Peu inquiet en revanche de voir le gouvernement Ford lui imposer une réduction de son conseil municipal, M. Sigouin reconnait tout de même que la question s’est déjà posée à Hearst. « Il y a quinze ans environ, alors que j’étais déjà maire, j’ai songé à passer de six à quatre élus. Aujourd’hui, je suis pourtant satisfait avec six élus. C’est mieux d’être plus de monde, car il est souvent difficile pour les élus de concilier le travail et le temps investi au conseil municipal. »

Un son de cloche quasi-identique pour son homologue de Smooth Rock Falls, Michel Arseneault.
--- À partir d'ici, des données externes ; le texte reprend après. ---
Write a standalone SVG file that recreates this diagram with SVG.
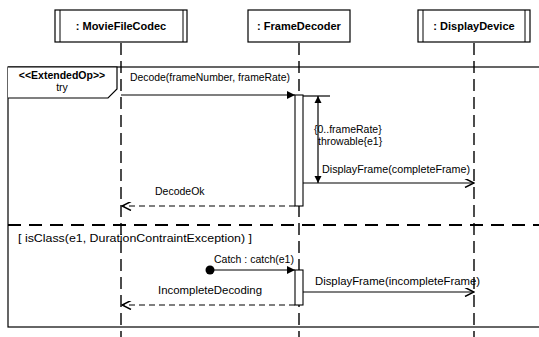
<svg xmlns="http://www.w3.org/2000/svg" width="539" height="337" viewBox="0 0 539 337">
  <style>
    .box { fill: #fff; stroke: #000; stroke-width: 1.2; }
    .inner { stroke: #000; stroke-width: 1; }
    .head { font-family: "Liberation Sans", Arial, sans-serif; font-size: 11px; font-weight: bold; text-anchor: middle; }
    .lbl { font-family: "Liberation Sans", Arial, sans-serif; font-size: 10.5px; }
    .life { stroke: #000; stroke-width: 1.4; stroke-dasharray: 12 6; fill: none; }
    .frame { fill: none; stroke: #000; stroke-width: 1.2; }
    .sep { stroke: #000; stroke-width: 1.8; stroke-dasharray: 13 8; }
    .msg { stroke: #000; stroke-width: 1.2; fill: none; }
    .ret { stroke: #000; stroke-width: 1.2; fill: none; stroke-dasharray: 6 4; }
    .act { fill: #fff; stroke: #000; stroke-width: 1.1; }
  </style>
  <defs>
    <marker id="filled" viewBox="0 0 10 10" refX="10" refY="5" markerWidth="10" markerHeight="8" markerUnits="userSpaceOnUse" orient="auto">
      <path d="M0,0 L10,5 L0,10 z" fill="#000"/>
    </marker>
    <marker id="open" viewBox="0 0 10 10" refX="10" refY="5" markerWidth="11" markerHeight="9" markerUnits="userSpaceOnUse" orient="auto">
      <path d="M0,0 L10,5 L0,10" fill="none" stroke="#000" stroke-width="1.6"/>
    </marker>
    <marker id="tip" viewBox="0 0 10 10" refX="10" refY="5" markerWidth="7" markerHeight="8" markerUnits="userSpaceOnUse" orient="auto">
      <path d="M0,0 L10,5 L0,10 z" fill="#000"/>
    </marker>
  </defs>

  <!-- lifelines -->
  <g id="lifelines">
    <line class="life" x1="121" y1="43" x2="121" y2="337"/>
    <line class="life" x1="299" y1="43" x2="299" y2="337"/>
    <line class="life" x1="474" y1="43" x2="474" y2="337"/>
  </g>

  <!-- combined fragment -->
  <g id="fragment">
    <rect class="frame" x="8" y="67" width="540" height="260"/>
    <path d="M8,67 L117,67 L117,89 L108,98 L8,98" fill="#fff" stroke="#000" stroke-width="1.2"/>
    <text class="lbl" x="62" y="79" text-anchor="middle" font-weight="bold">&lt;&lt;ExtendedOp&gt;&gt;</text>
    <text class="lbl" x="62" y="91" text-anchor="middle">try</text>
    <line class="sep" x1="8" y1="225" x2="539" y2="225"/>
    <text class="lbl" x="18" y="242" textLength="234" lengthAdjust="spacingAndGlyphs">[ isClass(e1, DurationContraintException) ]</text>
  </g>

  <!-- lifeline heads -->
  <g id="movieFileCodec">
    <rect class="box" x="55" y="10" width="132" height="32"/>
    <line class="inner" x1="60" y1="10" x2="60" y2="42"/>
    <line class="inner" x1="183" y1="10" x2="183" y2="42"/>
    <text class="head" x="121" y="30">: MovieFileCodec</text>
  </g>
  <g id="frameDecoder">
    <rect class="box" x="248" y="10" width="102" height="32"/>
    <text class="head" x="299" y="30">: FrameDecoder</text>
  </g>
  <g id="displayDevice">
    <rect class="box" x="418" y="10" width="112" height="32"/>
    <line class="inner" x1="423" y1="10" x2="423" y2="42"/>
    <line class="inner" x1="525" y1="10" x2="525" y2="42"/>
    <text class="head" x="474" y="30">: DisplayDevice</text>
  </g>

  <!-- activations -->
  <g id="activations">
    <rect class="act" x="295" y="95" width="8" height="111"/>
    <rect class="act" x="295" y="270" width="8" height="35"/>
  </g>

  <!-- messages -->
  <g id="connectors">
    <line class="msg" x1="121" y1="95" x2="295" y2="95" marker-end="url(#filled)"/>
    <text class="lbl" x="130" y="81" textLength="160" lengthAdjust="spacingAndGlyphs">Decode(frameNumber, frameRate)</text>

    <!-- duration constraint -->
    <line class="msg" x1="303" y1="96" x2="330" y2="96"/>
    <line class="msg" x1="318" y1="140" x2="318" y2="96" marker-end="url(#tip)"/>
    <line class="msg" x1="318" y1="140" x2="318" y2="183" marker-end="url(#tip)"/>
    <text class="lbl" x="314" y="133">{0..frameRate}</text>
    <text class="lbl" x="318" y="145">throwable{e1}</text>

    <line class="msg" x1="303" y1="183" x2="474" y2="183" marker-end="url(#open)"/>
    <text class="lbl" x="322" y="173" textLength="148" lengthAdjust="spacingAndGlyphs">DisplayFrame(completeFrame)</text>

    <line class="ret" x1="295" y1="206" x2="122" y2="206" marker-end="url(#open)"/>
    <text class="lbl" x="155" y="195">DecodeOk</text>

    <!-- found message -->
    <circle cx="210" cy="270" r="4.5" fill="#000"/>
    <line class="msg" x1="210" y1="270" x2="295" y2="270" stroke-width="0.8" marker-end="url(#filled)"/>
    <text class="lbl" x="214" y="263">Catch : catch(e1)</text>

    <line class="msg" x1="303" y1="292" x2="474" y2="292" marker-end="url(#open)"/>
    <text class="lbl" x="315" y="285" textLength="165" lengthAdjust="spacingAndGlyphs">DisplayFrame(incompleteFrame)</text>

    <line class="ret" x1="295" y1="305" x2="122" y2="305" marker-end="url(#open)"/>
    <text class="lbl" x="158" y="294" textLength="104" lengthAdjust="spacingAndGlyphs">IncompleteDecoding</text>
  </g>
</svg>
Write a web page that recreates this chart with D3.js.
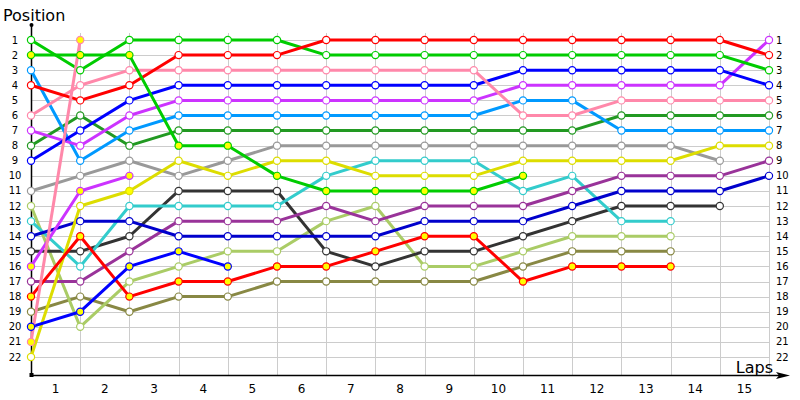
<!DOCTYPE html>
<html>
<head>
<meta charset="utf-8">
<script src="https://cdn.jsdelivr.net/npm/d3@7"></script>
<style>
  html, body { margin: 0; padding: 0; background: #fff; }
  svg { display: block; }
  text { font-family: "DejaVu Sans", Verdana, sans-serif; }
</style>
</head>
<body>
<svg id="chart" width="800" height="400"></svg>
<script>
// ---- data ----
const lapLabels = ["1","2","3","4","5","6","7","8","9","10","11","12","13","14","15"];
const positionLabels = [1,2,3,4,5,6,7,8,9,10,11,12,13,14,15,16,17,18,19,20,21,22];

// positions per lap (index 0 = grid, 1..15 = laps)
const driverGray      = [11,10,9,10,9,8,8,8,8,8,8,8,8,8,9];
const driverOlive     = [19,18,19,18,18,17,17,17,17,17,16,15,15,15];
const driverLightGreen= [12,20,17,16,15,15,13,12,16,16,15,14,14,14];
const driverBlack     = [15,15,14,11,11,11,15,16,15,15,14,13,12,12,12];
const driverCyan      = [13,16,12,12,12,12,10,9,9,9,11,10,13,13];
const driverPurple    = [17,17,15,13,13,13,12,13,12,12,12,11,10,10,10,9];
const driverNavy      = [14,13,13,14,14,14,14,14,13,13,13,12,11,11,11,10];
const driverYellow    = [22,12,11,9,10,9,9,10,10,10,9,9,9,9,8,8];
const driverDarkGreen = [8,6,8,7,7,7,7,7,7,7,7,7,6,6,6,6];
const driverLightBlue = [3,9,7,6,6,6,6,6,6,6,5,5,7,7,7,7];
const driverViolet    = [7,8,6,5,5,5,5,5,5,5,4,4,4,4,4,1];
const driverBlue      = [9,7,5,4,4,4,4,4,4,4,3,3,3,3,3,4];
const driverPink      = [6,4,3,3,3,3,3,3,3,3,6,6,5,5,5,5];
const driverGreen     = [1,3,1,1,1,1,2,2,2,2,2,2,2,2,2,3];
const driverRed       = [4,5,4,2,2,2,1,1,1,1,1,1,1,1,1,2];
const driverRed2      = [18,14,18,17,17,16,16,15,14,14,17,16,16,16];
const driverBlue2     = [20,19,16,15,16];
const driverViolet2   = [16,11,10];
const driverGreen2    = [2,2,2,8,8,10,11,11,11,11,10];
const driverPink2     = [21,1];

// laps where the marker is filled yellow
const yellowGreen2  = [0,1,2,3,4,5,6,7,8,9,10];
const yellowRed2    = [0,1,2,3,4,5,6,7,8,9,10,11,12,13];
const yellowBlue2   = [0,1,2,3,4];
const yellowViolet2 = [0,1,2];
const yellowPink2   = [0,1];
const yellowYellow  = [2];

const series = [
  {values: driverGray,       color: "#999999", filled: []},
  {values: driverOlive,      color: "#888844", filled: []},
  {values: driverLightGreen, color: "#aacc66", filled: []},
  {values: driverBlack,      color: "#333333", filled: []},
  {values: driverCyan,       color: "#33cccc", filled: []},
  {values: driverPurple,     color: "#993399", filled: []},
  {values: driverNavy,       color: "#0000cc", filled: []},
  {values: driverYellow,     color: "#dddd00", filled: yellowYellow},
  {values: driverDarkGreen,  color: "#229922", filled: []},
  {values: driverLightBlue,  color: "#0099ff", filled: []},
  {values: driverViolet,     color: "#cc33ff", filled: []},
  {values: driverBlue,       color: "#0000ff", filled: []},
  {values: driverPink,       color: "#ff88aa", filled: []},
  {values: driverRed2,       color: "#ff0000", filled: yellowRed2},
  {values: driverBlue2,      color: "#0000ff", filled: yellowBlue2},
  {values: driverViolet2,    color: "#cc33ff", filled: yellowViolet2},
  {values: driverGreen,      color: "#00cc00", filled: []},
  {values: driverRed,        color: "#ff0000", filled: []},
  {values: driverGreen2,     color: "#00cc00", filled: yellowGreen2},
  {values: driverPink2,      color: "#ff88aa", filled: yellowPink2}
];

// ---- layout ----
const svg = d3.select("#chart");
const x0 = 31, x1 = 769, yTop = 40, yBot = 357, axisY = 375;

const x = d3.scaleLinear().domain([0, lapLabels.length]).range([x0, x1]);
const y = d3.scaleLinear().domain([1, positionLabels.length]).range([yTop, yBot]);

// grid
const grid = svg.append("g").attr("stroke", "#cccccc").attr("stroke-width", 1);
grid.selectAll("line.h").data(positionLabels).join("line")
  .attr("x1", x0).attr("x2", x1)
  .attr("y1", d => Math.round(y(d)) + 0.5).attr("y2", d => Math.round(y(d)) + 0.5);
grid.selectAll("line.v").data(d3.range(1, lapLabels.length + 1)).join("line")
  .attr("x1", d => Math.round(x(d)) + 0.5).attr("x2", d => Math.round(x(d)) + 0.5)
  .attr("y1", 33).attr("y2", axisY);

// y labels left and right
svg.append("g").selectAll("text").data(positionLabels).join("text")
  .attr("x", 15).attr("y", d => y(d) + 3.5)
  .attr("text-anchor", "middle").attr("font-size", 10).attr("fill", "#000")
  .text(d => d);
svg.append("g").selectAll("text").data(positionLabels).join("text")
  .attr("x", 776).attr("y", d => y(d) + 3.5)
  .attr("text-anchor", "start").attr("font-size", 10).attr("fill", "#000")
  .text(d => d);

// x labels (centered between gridlines)
svg.append("g").selectAll("text").data(lapLabels).join("text")
  .attr("x", (d, i) => x(i + 0.5)).attr("y", 393)
  .attr("text-anchor", "middle").attr("font-size", 12).attr("fill", "#000")
  .text(d => d);

// axes
svg.append("line").attr("x1", x0 + 0.5).attr("x2", x0 + 0.5).attr("y1", 25).attr("y2", axisY)
  .attr("stroke", "#000").attr("stroke-width", 1.5);
svg.append("circle").attr("cx", x0 + 0.5).attr("cy", 25).attr("r", 2).attr("fill", "#000");
svg.append("rect").attr("x", x0 - 1.5).attr("y", axisY - 2).attr("width", 4).attr("height", 4).attr("fill", "#000");
svg.append("line").attr("x1", x0).attr("x2", 782).attr("y1", axisY + 0.5).attr("y2", axisY + 0.5)
  .attr("stroke", "#000").attr("stroke-width", 1.5);
svg.append("path").attr("d", `M776,${axisY - 3} L790,${axisY + 0.5} L776,${axisY + 4} L779,${axisY + 0.5} Z`).attr("fill", "#000");

// titles
svg.append("text").attr("x", 3).attr("y", 21).attr("font-size", 16).attr("fill", "#000").text("Position");
svg.append("text").attr("x", 773).attr("y", 373).attr("text-anchor", "end").attr("font-size", 16).attr("fill", "#000").text("Laps");

// lines
const line = d3.line().x((d, i) => x(i)).y(d => y(d));
const lines = svg.append("g");
series.forEach(s => {
  lines.append("path").datum(s.values)
    .attr("d", line).attr("fill", "none")
    .attr("stroke", s.color).attr("stroke-width", 3)
    .attr("stroke-linejoin", "round");
});
const marks = svg.append("g");
series.forEach(s => {
  marks.selectAll(null).data(s.values.map((v, i) => ({v, i}))).join("circle")
    .attr("cx", d => x(d.i)).attr("cy", d => y(d.v)).attr("r", 3.6)
    .attr("fill", d => s.filled.includes(d.i) ? "#ffff00" : "#ffffff")
    .attr("stroke", s.color).attr("stroke-width", 1.2);
});
</script>
</body>
</html>
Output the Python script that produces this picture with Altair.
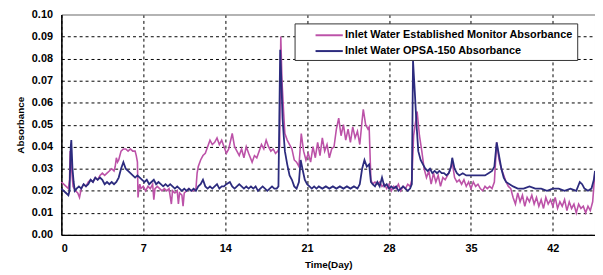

Avec 1 330 résidents, la petite municipalité du Nord ontarien pèse peu en comparaison de la Ville reine. « Je ne crois pas que Doug Ford aurait dû utiliser la clause dérogatoire. Ici à Smooth Rock Falls, nous n’avons pas de quartier, mais je comprends très bien l’idée pour Toronto que chaque quartier ait son représentant. »

M. Arseneault aimerait que les municipalités soient totalement indépendantes. « Il y a quelques années, on a décidé de passer le nombre de conseillers municipaux de six à quatre pour économiser de l’argent. Ce n’était pas au gouvernement provincial de décider! »

Mercredi en après-midi, le projet de loi du gouvernement a été adopté en première lecture par 63 voix contre 17. Tous les députés n’étaient pas présents lors du vote. La faute notamment à l’exclusion de certains élus néo-démocrates pour avoir manifesté trop bruyamment et volontairement leur opposition.